Description of the task: Each line from the top of the listing through the one holding "from matplotlib.colors import to_rgb" should be restated word for word, with nothing added and no pictures.
____
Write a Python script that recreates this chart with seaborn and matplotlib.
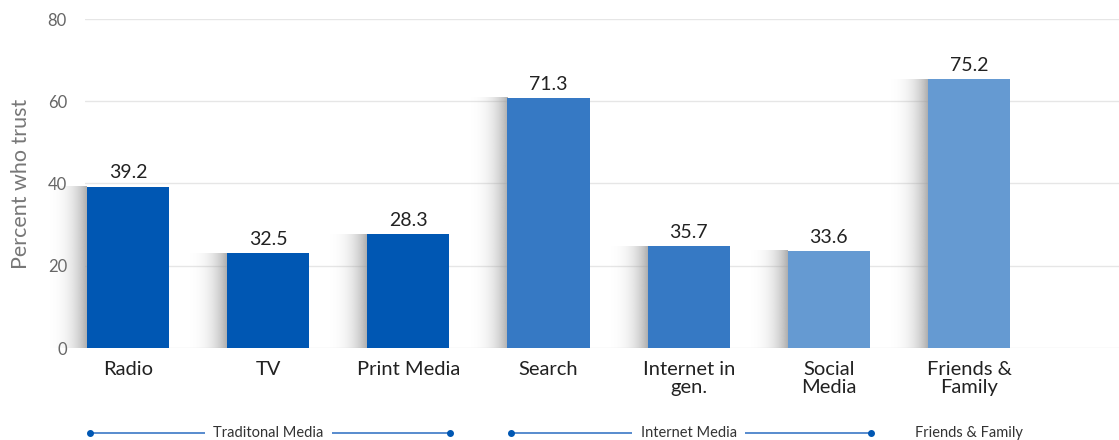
import numpy as np
import pandas as pd
import matplotlib
matplotlib.use("Agg")
import matplotlib.pyplot as plt
import seaborn as sns
from matplotlib.colors import to_rgb

# data
categories = ["Radio", "TV", "Print Media", "Search", "Internet in\ngen.", "Social\nMedia", "Friends &\nFamily"]
bar_heights = [39.2, 23.1, 27.7, 60.8, 24.8, 23.6, 65.4]
value_labels = ["39.2", "32.5", "28.3", "71.3", "35.7", "33.6", "75.2"]
bar_colors = ["#0057b3", "#0057b3", "#0057b3", "#3679c4", "#3679c4", "#659ad2", "#659ad2"]
y_ticks = [0, 20, 40, 60, 80]

groups = ["Traditonal Media", "Internet Media", "Friends & Family"]
group_start = [0, 3, 6]
group_end = [2, 5, 6]

sns.set_style("white")
plt.rcParams["font.family"] = ["Lato", "DejaVu Sans"]

fig = plt.figure(figsize=(11.19, 4.4), dpi=100)
ax = fig.add_axes([85 / 1119, 92 / 440, 1034 / 1119, 329 / 440])

df = pd.DataFrame({"cat": categories, "val": bar_heights})
sns.barplot(data=df, x="cat", y="val", hue="cat", palette=bar_colors,
            saturation=1, width=0.586, linewidth=0, edgecolor="none",
            legend=False, ax=ax, zorder=3)

# soft shadow on the left of each bar
half = 0.586 / 2
shade = np.linspace(0, 1, 200) ** 3
rgba = np.zeros((1, 200, 4))
rgba[..., :3] = to_rgb("#9a9a9a")
rgba[..., 3] = shade * 0.8
for i, h in enumerate(bar_heights):
    ax.imshow(rgba, extent=[i - half - 0.32, i - half, 0, h], aspect="auto",
              zorder=2, clip_on=False, interpolation="bilinear")

# value labels
for i, h in enumerate(bar_heights):
    ax.text(i, h + 1.3, value_labels[i], ha="center", va="bottom",
            fontsize=14, color="#222222", zorder=4)

ax.set_xlim(-0.307, 7.07)
ax.set_ylim(0, 80)
ax.set_yticks(y_ticks)
ax.set_yticklabels([str(t) for t in y_ticks], fontsize=12, color="#666666")
ax.tick_params(axis="y", length=0, pad=13)
ax.tick_params(axis="x", length=0, pad=9, labelsize=14.5, labelcolor="#222222")
ax.grid(axis="y", color="#e6e6e6", linewidth=1, zorder=0)
ax.set_axisbelow(True)
for s in ax.spines.values():
    s.set_visible(False)
ax.set_xlabel("")
ax.set_ylabel("Percent who trust", fontsize=15.5, color="#777777", labelpad=12)
for lab in ax.get_xticklabels():
    lab.set_linespacing(1.1)

# group brackets under the axis
trans = matplotlib.transforms.blended_transform_factory(ax.transData, ax.transAxes)
yb = -0.258
for name, a, b in zip(groups, group_start, group_end):
    mid = (a + b) / 2
    if b > a:
        x0, x1 = a - 0.27, b + 0.3
        ax.plot([x0, x1], [yb, yb], color="#3b78c6", linewidth=1.2,
                transform=trans, clip_on=False, zorder=1)
        ax.plot([x0, x1], [yb, yb], "o", color="#0057b3", markersize=4,
                transform=trans, clip_on=False, zorder=2)
    ax.text(mid, yb, name, ha="center", va="center", fontsize=10.5,
            color="#333333", transform=trans, zorder=3,
            bbox=dict(facecolor="white", edgecolor="none", pad=6))

fig.savefig("out.png", dpi=100)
____
Final result:
Write a Python script that recreates this chart with seaborn and matplotlib.
import numpy as np
import pandas as pd
import matplotlib
matplotlib.use("Agg")
import matplotlib.pyplot as plt
import seaborn as sns
from matplotlib.colors import to_rgb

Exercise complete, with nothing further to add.